This summer, ticks may have a slightly higher chance of being infected with bacteria that causes Lyme disease, according to a Rhode Island tick expert.
Small ticks the size of poppy seeds, called nymphs, are active now and will be throughout the summer. Humans typically contract the bacteria that cause Lyme disease from nymphs. Before reaching the nymphal stage, tick larvae pick up the bacteria from rodents after latching onto them to feed.
Tom Mather, director of URI's TickEncounter Resource Center, said signs of a possible increase come from high infection rates in adult ticks, which used to be nymphs.

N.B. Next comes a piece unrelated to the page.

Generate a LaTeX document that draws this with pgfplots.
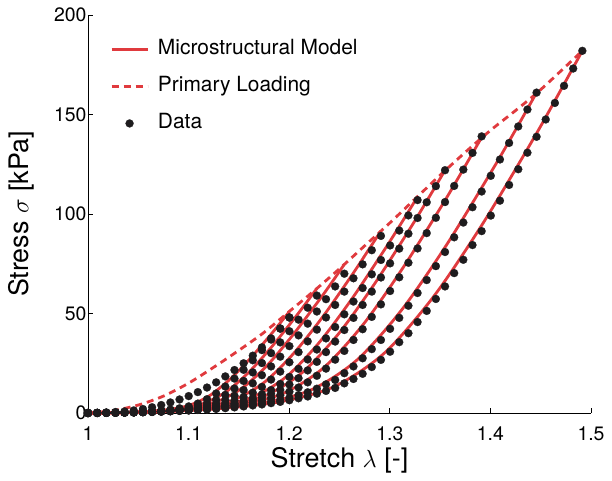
\documentclass[border=0pt]{standalone}
\usepackage{fontspec}
\setmainfont{TeX Gyre Heros}
\usepackage{pgfplots}
\usepackage{pgfplotstable}
\pgfplotsset{compat=1.18}
\definecolor{modelred}{RGB}{224,58,62}
\definecolor{dotblack}{RGB}{30,28,30}

\pgfplotstableread{
x      p0   c1   c2   c3   c4   c5   c6   c7   c8   c9
1.0000 0    0    0    0    0    0    0    0    0    0
1.0091 0.1  0.02 0.02 0.02 0.02 0.02 0.02 0.03 0.03 0.03
1.0182 0.3  0.07 0.07 0.06 0.06 0.05 0.05 0.05 0.05 0.05
1.0273 0.5  0.15 0.14 0.13 0.13 0.13 0.14 0.12 0.11 0.1
1.0364 0.8  0.26 0.25 0.23 0.23 0.21 0.21 0.2  0.19 0.18
1.0455 1.3  0.41 0.38 0.36 0.36 0.34 0.33 0.31 0.27 0.26
1.0546 2.0  0.62 0.56 0.53 0.50 0.49 0.47 0.44 0.40 0.37
1.0637 2.9  0.89 0.81 0.72 0.70 0.66 0.66 0.61 0.53 0.51
1.0728 4.0  1.25 1.12 1.00 0.92 0.88 0.86 0.79 0.71 0.64
1.0819 5.3  1.71 1.49 1.34 1.23 1.10 1.09 1.0  0.89 0.83
1.0910 6.8  2.37 1.95 1.74 1.58 1.43 1.36 1.25 1.10 1.03
1.1001 8.5  3.33 2.63 2.21 2.00 1.79 1.72 1.53 1.35 1.24
1.1092 10.5 4.75 3.58 2.88 2.51 2.24 2.12 1.88 1.59 1.49
1.1183 12.8 6.94 4.86 3.75 3.10 2.73 2.59 2.26 1.93 1.75
1.1274 15.4 9.80 6.63 4.86 3.90 3.31 3.11 2.75 2.30 2.06
1.1365 18.4 13.3 9.09 6.49 4.96 4.04 3.72 3.23 2.70 2.44
1.1456 21.6 17.3 12.3 8.70 6.18 4.90 4.46 3.85 3.20 2.82
1.1547 25.0 21.7 16.1 11.5 7.99 6.12 5.38 4.46 3.70 3.3
1.1638 28.8 26.5 20.4 14.9 10.2 7.43 6.51 5.33 4.30 3.8
1.1729 33.0 31.6 25.1 19.0 13.1 9.36 7.9  6.27 4.94 4.3
1.1820 37.5 36.9 30.1 23.4 16.8 11.5 9.6  7.5  5.70 4.95
1.1911 42.5 42.4 35.5 28.3 20.8 14.6 11.6 8.9  6.63 5.6
1.2002 48   48   41.1 33.6 25.5 18.1 14.3 10.7 7.58 6.4
1.2093 nan  nan  46.9 39.0 30.6 22.2 17.5 12.8 9.0  7.4
1.2184 nan  nan  52.9 44.9 36.0 26.9 21.4 15.4 10.4 8.3
1.2275 nan  nan  59   51.0 41.9 31.9 25.7 18.7 12.2 9.7
1.2366 nan  nan  nan  57.2 48.0 37.5 30.6 22.3 14.4 11.1
1.2457 nan  nan  nan  63.6 54.3 43.2 35.9 26.8 16.6 12.6
1.2548 nan  nan  nan  70   61.0 49.6 41.7 31.2 20.0 14.9
1.2639 nan  nan  nan  nan  67.7 56.0 47.8 36.7 23.4 17.1
1.2730 nan  nan  nan  nan  74.7 62.8 54.3 42.1 27.5 19.7
1.2821 nan  nan  nan  nan  81.8 69.7 61.0 48.3 32.1 23.1
1.2912 nan  nan  nan  nan  89   76.9 68.1 54.6 36.7 26.7
1.3003 nan  nan  nan  nan  nan  84.2 75.2 61.3 42.3 30.8
1.3094 nan  nan  nan  nan  nan  91.7 82.6 68.2 47.8 35.6
1.3185 nan  nan  nan  nan  nan  99.3 90.1 75.5 53.9 40.1
1.3276 nan  nan  nan  nan  nan  107  98.0 82.7 60.3 45.7
1.3367 nan  nan  nan  nan  nan  nan  105.9 90.4 66.8 51.3
1.3458 nan  nan  nan  nan  nan  nan  114.0 98.1 73.8 57.3
1.3549 nan  nan  nan  nan  nan  nan  122  106.0 80.9 63.6
1.3640 nan  nan  nan  nan  nan  nan  nan  114.1 88.3 70.3
1.3731 nan  nan  nan  nan  nan  nan  nan  122.3 95.7 77.0
1.3822 nan  nan  nan  nan  nan  nan  nan  130.7 103.4 84.4
1.3913 nan  nan  nan  nan  nan  nan  nan  139  111.3 91.4
1.4004 nan  nan  nan  nan  nan  nan  nan  nan  119.2 99.2
1.4095 nan  nan  nan  nan  nan  nan  nan  nan  127.4 106.7
1.4186 nan  nan  nan  nan  nan  nan  nan  nan  135.7 114.6
1.4277 nan  nan  nan  nan  nan  nan  nan  nan  144.0 122.5
1.4368 nan  nan  nan  nan  nan  nan  nan  nan  152.5 130.8
1.4459 nan  nan  nan  nan  nan  nan  nan  nan  161  138.8
1.4550 nan  nan  nan  nan  nan  nan  nan  nan  nan  147.5
1.4641 nan  nan  nan  nan  nan  nan  nan  nan  nan  155.8
1.4732 nan  nan  nan  nan  nan  nan  nan  nan  nan  164.4
1.4823 nan  nan  nan  nan  nan  nan  nan  nan  nan  173.1
1.4914 nan  nan  nan  nan  nan  nan  nan  nan  nan  182
}\datatable

\begin{document}
\begin{tikzpicture}
\begin{axis}[
  scale only axis, width=503bp, height=398bp,
  xmin=1, xmax=1.5, ymin=0, ymax=200,
  axis x line*=bottom, axis y line*=left,
  axis line style={-, line width=0.9bp, black},
  xtick={1,1.1,1.2,1.3,1.4,1.5}, ytick={0,50,100,150,200},
  tick align=inside, major tick length=5bp,
  every tick/.style={black, line width=0.9bp},
  /pgf/number format/assume math mode=true,
  tick label style={font=\fontsize{19.5}{23}\selectfont},
  xticklabel style={yshift=-10.5bp},
  yticklabel style={xshift=2bp},
  xlabel={Stretch $\lambda$ [-]}, ylabel={Stress $\sigma$ [kPa]},
  label style={font=\fontsize{27}{32}\selectfont},
  xlabel style={at={(axis description cs:0.5,-0.12)}, anchor=center},
  ylabel style={at={(axis description cs:-0.133,0.5)}, anchor=center},
  clip=false,
  legend cell align=left,
  legend style={at={(axis description cs:0.0437,0.9435)}, anchor=north west,
    draw=none, fill=none, inner sep=0pt, row sep=13.5bp,
    font=\fontsize{21}{25}\selectfont,
    nodes={inner sep=2bp, text height=15bp, text depth=4.5bp},
    /tikz/every odd column/.style={column sep=7bp}},
  legend image code/.code={\draw[mark repeat=2,mark phase=2,#1] plot coordinates {(0bp,0bp) (18bp,0bp) (36bp,0bp)};},
  model/.style={modelred, line width=2.8bp, smooth},
  dots/.style={only marks, mark=*, mark size=4bp, mark options={draw=dotblack, fill=dotblack, line width=0.2bp}},
]
\coordinate (o) at (rel axis cs:0,0);
% model curves
\addplot[model] coordinates {(1,0) (1.0200,0.08) (1.0400,0.33) (1.0601,0.82) (1.0801,1.73) (1.1001,3.77) (1.1201,8.47) (1.1401,16.5) (1.1602,26.8) (1.1802,38.5) (1.1902,44.7) (1.2002,51)};
\addlegendentry{Microstructural Model}
\addplot[model, forget plot] coordinates {(1,0) (1.0228,0.10) (1.0455,0.41) (1.0683,1.00) (1.0910,2.13) (1.1138,4.63) (1.1365,10.4) (1.1593,20.2) (1.1820,32.9) (1.2048,47.3) (1.2161,54.8) (1.2275,62.6)};
\addplot[model, forget plot] coordinates {(1,0) (1.0255,0.12) (1.0510,0.49) (1.0764,1.20) (1.1019,2.54) (1.1274,5.53) (1.1529,12.4) (1.1784,24.1) (1.2038,39.3) (1.2293,56.4) (1.2421,65.4) (1.2548,74.7)};
\addplot[model, forget plot] coordinates {(1,0) (1.0291,0.15) (1.0582,0.59) (1.0874,1.46) (1.1165,3.11) (1.1456,6.77) (1.1747,15.2) (1.2038,29.6) (1.2330,48.1) (1.2621,69.1) (1.2766,80.2) (1.2912,91.5)};
\addplot[model, forget plot] coordinates {(1,0) (1.0328,0.17) (1.0655,0.71) (1.0983,1.74) (1.1310,3.70) (1.1638,8.04) (1.1966,18.0) (1.2293,35.1) (1.2621,57.2) (1.2948,82.1) (1.3112,95.2) (1.3276,108.7)};
\addplot[model, forget plot] coordinates {(1,0) (1.0355,0.20) (1.0710,0.79) (1.1065,1.95) (1.1420,4.15) (1.1775,9.03) (1.2129,20.3) (1.2484,39.4) (1.2839,64.2) (1.3194,92.1) (1.3372,106.9) (1.3549,122)};
\addplot[model, forget plot] coordinates {(1,0) (1.0391,0.22) (1.0783,0.90) (1.1174,2.22) (1.1565,4.71) (1.1957,10.2) (1.2348,23.0) (1.2739,44.7) (1.3130,72.9) (1.3522,104.6) (1.3717,121.3) (1.3913,138.5)};
\addplot[model, forget plot] coordinates {(1,0) (1.0446,0.26) (1.0892,1.05) (1.1338,2.58) (1.1784,5.47) (1.2230,11.9) (1.2675,26.7) (1.3121,52.0) (1.3567,84.7) (1.4013,121.6) (1.4236,141.0) (1.4459,161)};
\addplot[model, forget plot] coordinates {(1,0) (1.0491,0.29) (1.0983,1.18) (1.1474,2.91) (1.1966,6.19) (1.2457,13.5) (1.2948,30.2) (1.3440,58.8) (1.3931,95.7) (1.4423,137.4) (1.4668,159.4) (1.4914,182)};
% primary loading
\addplot[modelred, line width=2.8bp, dash pattern=on 7bp off 5bp, smooth] coordinates {(1,0) (1.025,1.2) (1.05,4) (1.075,8.5) (1.1,15) (1.125,23) (1.15,31.5) (1.175,40.5) (1.2,51) (1.225,61.5) (1.25,72.5) (1.275,84) (1.3,95.5) (1.325,107.5) (1.35,119.5) (1.375,131) (1.4,142) (1.425,152) (1.45,162.5) (1.4914,182)};
\addlegendentry{Primary Loading}
% data
\addplot[dots] table[x=x, y=p0] {\datatable};
\addlegendentry{Data}
\addplot[dots, forget plot] table[x=x, y=c1] {\datatable};
\addplot[dots, forget plot] table[x=x, y=c2] {\datatable};
\addplot[dots, forget plot] table[x=x, y=c3] {\datatable};
\addplot[dots, forget plot] table[x=x, y=c4] {\datatable};
\addplot[dots, forget plot] table[x=x, y=c5] {\datatable};
\addplot[dots, forget plot] table[x=x, y=c6] {\datatable};
\addplot[dots, forget plot] table[x=x, y=c7] {\datatable};
\addplot[dots, forget plot] table[x=x, y=c8] {\datatable};
\addplot[dots, forget plot] table[x=x, y=c9] {\datatable};
\end{axis}
\pgfresetboundingbox
\path (o) ++(-88bp,-68bp) rectangle ++(612bp,481bp);
\end{tikzpicture}
\end{document}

He and other researchers found more than 80 percent of adult ticks they tested were infected with bacteria that cause Lyme disease.
Mather said it's important to know that the adult ticks carrying the bacteria will die off very soon because they're peak is in the fall. It's nymphal stage ticks that are active during the spring and summer. What determines if nymphs are infected with bacteria depends on what happened last year when they were larvae, Mather said.
Rhode Island's rodent population has been strong the past few years because there has been more acorns for them to eat, Mather said. More rodents mean more hosts for larvae and more opportunities for them to be infected.
"So if there were a lot of larvae that fed on mice and chipmunks last summer, they might turn into a lot of infected nymphal ticks this year," Mather said.
However, the size of the nymph population depends on how humid the days are. Ticks can only thrive during days with more than 80 percent humidity.
"If it stays below 80 percent for longer than eight hours, some of them start to die, and if it does it two days in a row, than more of them die, and if it does it three days in a row, more of them die,” Mather said.
Mather said it's important to take precaution regardless of this summer's outlook because there are always infected ticks in Rhode Island. Precautions include spraying clothing and shoes with repellents containing Permethrin and tucking pant legs into socks.